There is widespread disagreement over whether it would have been constitutional for Mueller to indict Trump while he is the sitting United States President. There is nothing in the Constitution that prohibits a President from being prosecuted while in office and a president can definitely be indicted after he or she leaves the White House. But the Justice Department has long taken the position that an indictment of a sitting President would be unconstitutional due to its functional effects.

In 1973 when Richard Nixon’s presidency was in jeopardy, and then again in 2000 with Bill Clinton, the Justice Department’s Office of Legal Counsel (OLC) determined that “the indictment or criminal prosecution of a sitting President would impermissibly undermine the capacity of the executive branch to perform its constitutionally assigned functions.”

This does not mean that a president is above the law. Rather, it means that, in the view of the OLC, the President’s ability to run the country undistracted is more important than an indictment while he is in office.

Not everyone agrees with this interpretation. Some legal experts like Eric M. Freedman of Hofstra University have argued that previous federal officeholders — such as Vice President Aaron Burr — were indicted, and that the idea of immunity while in office does not hold up. One of Trump’s former lawyers also argued that a sitting president could be indicted.

No one has tested the Justice Department’s conclusion, and Mueller did not need to test this either, according to Barr’s summary.

What happens next?

After Mueller finished his report, Barr took control of the next steps. While Americans are eager to learn what Mueller has found, there’s nothing that guarantees them the right to see anything beyond what it is already public.
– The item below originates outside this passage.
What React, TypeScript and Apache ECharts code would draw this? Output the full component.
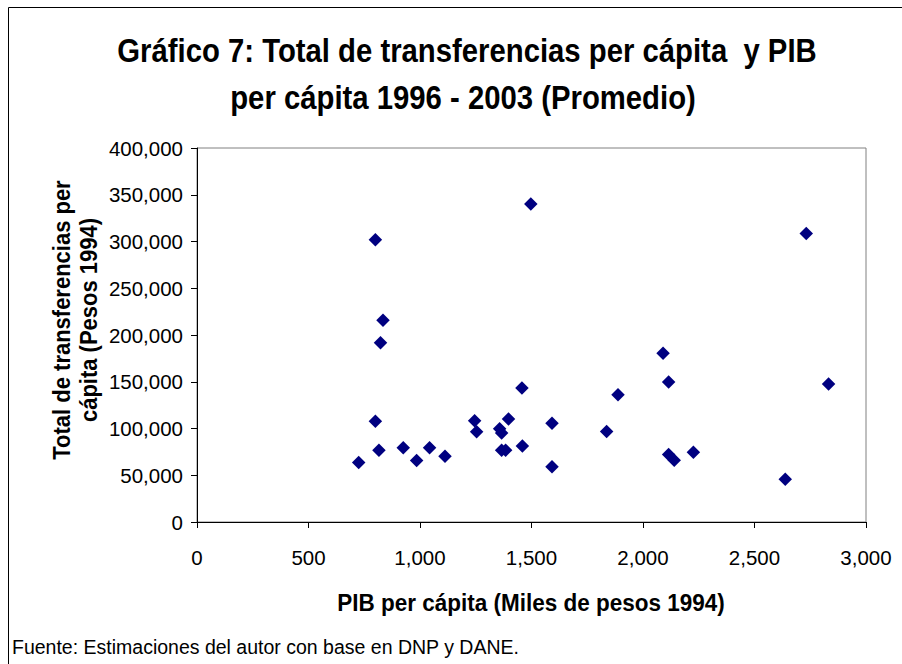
import React, { useEffect, useRef } from "react";
import * as echarts from "echarts";

// PIB per cápita (Miles de pesos 1994)
const pibPerCapita = [
  800, 1497, 834, 823, 800, 816, 725, 925, 985, 1043, 1112, 1245, 1254, 1357, 1366, 1397,
  1457, 1366, 1384, 1459, 2732, 2090, 2115, 2832, 1888, 1592, 1837, 1592, 2115, 2140, 2226, 2638,
];
// Total de transferencias per cápita (Pesos 1994)
const transferenciasPerCapita = [
  302000, 340000, 215700, 191600, 107700, 76800, 63600, 79300, 65800, 79300, 70400, 108400,
  96400, 99600, 95300, 110200, 143300, 76800, 76800, 81400, 308500, 180600, 149700, 147500,
  136100, 105500, 96700, 59100, 72200, 66100, 74600, 45800,
];

const titleLines = [
  "Gráfico 7: Total de transferencias per cápita  y PIB",
  "per cápita 1996 - 2003 (Promedio)",
];
const yAxisName = "Total de transferencias per\ncápita (Pesos 1994)";
const xAxisName = "PIB per cápita (Miles de pesos 1994)";
const footer = "Fuente: Estimaciones del autor con base en DNP y DANE.";

const xMin = 0;
const xMax = 3000;
const xStep = 500;
const yMin = 0;
const yMax = 400000;
const yStep = 50000;

const FONT = "'Liberation Sans', Arial, sans-serif";

export default function App() {
  const ref = useRef<HTMLDivElement>(null);

  useEffect(() => {
    if (!ref.current) return;
    const chart = echarts.init(ref.current, null, { renderer: "svg" });
    const fmt = (v: number) => v.toLocaleString("en-US");
    const points = pibPerCapita.map((x, i) => [x, transferenciasPerCapita[i]]);

    chart.setOption({
      animation: false,
      backgroundColor: "#ffffff",
      textStyle: { fontFamily: FONT },
      grid: {
        left: 197,
        top: 148,
        right: 36,
        bottom: 142,
        show: true,
        borderColor: "#808080",
        borderWidth: 1,
        backgroundColor: "#ffffff",
      },
      xAxis: {
        type: "value",
        min: xMin,
        max: xMax,
        interval: xStep,
        axisLine: { show: true, onZero: false, lineStyle: { color: "#000000", width: 1 } },
        axisTick: { show: true, inside: false, length: 6, lineStyle: { color: "#000000" } },
        splitLine: { show: false },
        axisLabel: {
          formatter: fmt,
          color: "#000000",
          fontFamily: FONT,
          fontSize: 20.5,
          margin: 25,
        },
      },
      yAxis: {
        type: "value",
        min: yMin,
        max: yMax,
        interval: yStep,
        axisLine: { show: true, onZero: false, lineStyle: { color: "#000000", width: 1 } },
        axisTick: { show: true, inside: false, length: 6, lineStyle: { color: "#000000" } },
        splitLine: { show: false },
        axisLabel: {
          formatter: fmt,
          color: "#000000",
          fontFamily: FONT,
          fontSize: 20.5,
          margin: 14,
        },
      },
      series: [
        {
          type: "scatter",
          data: points,
          symbol: "diamond",
          symbolSize: 13.5,
          itemStyle: { color: "#000080", opacity: 1 },
        },
      ],
      graphic: [
        {
          type: "line",
          shape: { x1: 8.5, y1: 7.5, x2: 902, y2: 7.5 },
          style: { stroke: "#000000", lineWidth: 1 },
        },
        {
          type: "line",
          shape: { x1: 8.5, y1: 7.5, x2: 8.5, y2: 664 },
          style: { stroke: "#000000", lineWidth: 1 },
        },
        {
          type: "text",
          x: 467,
          y: 50,
          scaleY: 1.15,
          style: {
            text: titleLines[0],
            fontFamily: FONT,
            fontSize: 29.3,
            fontWeight: "bold",
            fill: "#000000",
            textAlign: "center",
            textVerticalAlign: "middle",
          },
        },
        {
          type: "text",
          x: 463,
          y: 97,
          scaleY: 1.15,
          style: {
            text: titleLines[1],
            fontFamily: FONT,
            fontSize: 29.3,
            fontWeight: "bold",
            fill: "#000000",
            textAlign: "center",
            textVerticalAlign: "middle",
          },
        },
        {
          type: "text",
          x: 75,
          y: 320,
          rotation: Math.PI / 2,
          scaleY: 1.1,
          style: {
            text: yAxisName,
            fontFamily: FONT,
            fontSize: 22,
            fontWeight: "bold",
            lineHeight: 25,
            fill: "#000000",
            textAlign: "center",
            textVerticalAlign: "middle",
          },
        },
        {
          type: "text",
          x: 531,
          y: 603,
          scaleY: 1.1,
          style: {
            text: xAxisName,
            fontFamily: FONT,
            fontSize: 22.5,
            fontWeight: "bold",
            fill: "#000000",
            textAlign: "center",
            textVerticalAlign: "middle",
          },
        },
        {
          type: "text",
          x: 12,
          y: 647,
          style: {
            text: footer,
            fontFamily: FONT,
            fontSize: 19.5,
            fill: "#000000",
            textAlign: "left",
            textVerticalAlign: "middle",
          },
        },
      ],
    });

    return () => chart.dispose();
  }, []);

  return (
    <div
      ref={ref}
      style={{ position: "fixed", left: 0, top: 0, width: 902, height: 664, background: "#ffffff" }}
    />
  );
}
The Justice Department requires the special counsel to provide the Attorney General, now Barr, with a confidential report about his investigation. But it does not specify what the report has to include or look like, or who else should see it.

At the most basic level, Mueller could have provided Barr with a bare-bones letter outlining his decisions about who he has charged and who he has not. Barr has now said the report is nearly 400 pages, so it seems like Mueller was more detailed than he had to be, but the public is still waiting to see what form the report will take.

When it comes to deciding who gets to see the special counsel’s report, the rules are spare. Justice Department regulations do not require Barr to make the report public, or even to show it to Congress or the White House. So by promising to release a redacted version, Barr is also going above what he is technically required to do.

Barr did have to tell the House and Senate judiciary committees certain things, including a description and explanation of any special counsel actions he denied. He promised Congress during his confirmation hearing in January that he would provide some transparency around Mueller’s findings, but Democrats are still pushing for more.

The next steps also depend on what Mueller’s full report actually says. Barr’s initial summary allowed Trump to proclaim victory and say he had been exonerated.

But the special counsel’s report itself did not exonerate the President, and lawmakers could still use Mueller’s findings to pursue other investigations or even impeachment.

Both chambers of Congress are also pursuing their own investigations, and could try to call Mueller and his staff as witnesses, or force a political battle if they believe Barr is withholding portions of Mueller’s report.

Whatever the Mueller report shows, that will not be the end of investigations into Trump. Other offices, including federal prosecutors in New York, Washington, D.C., and Virginia, are still pursuing investigations into Trump’s businesses and associates. And Trump is sure to react to the full report from Mueller, further heightening an already intense political showdown.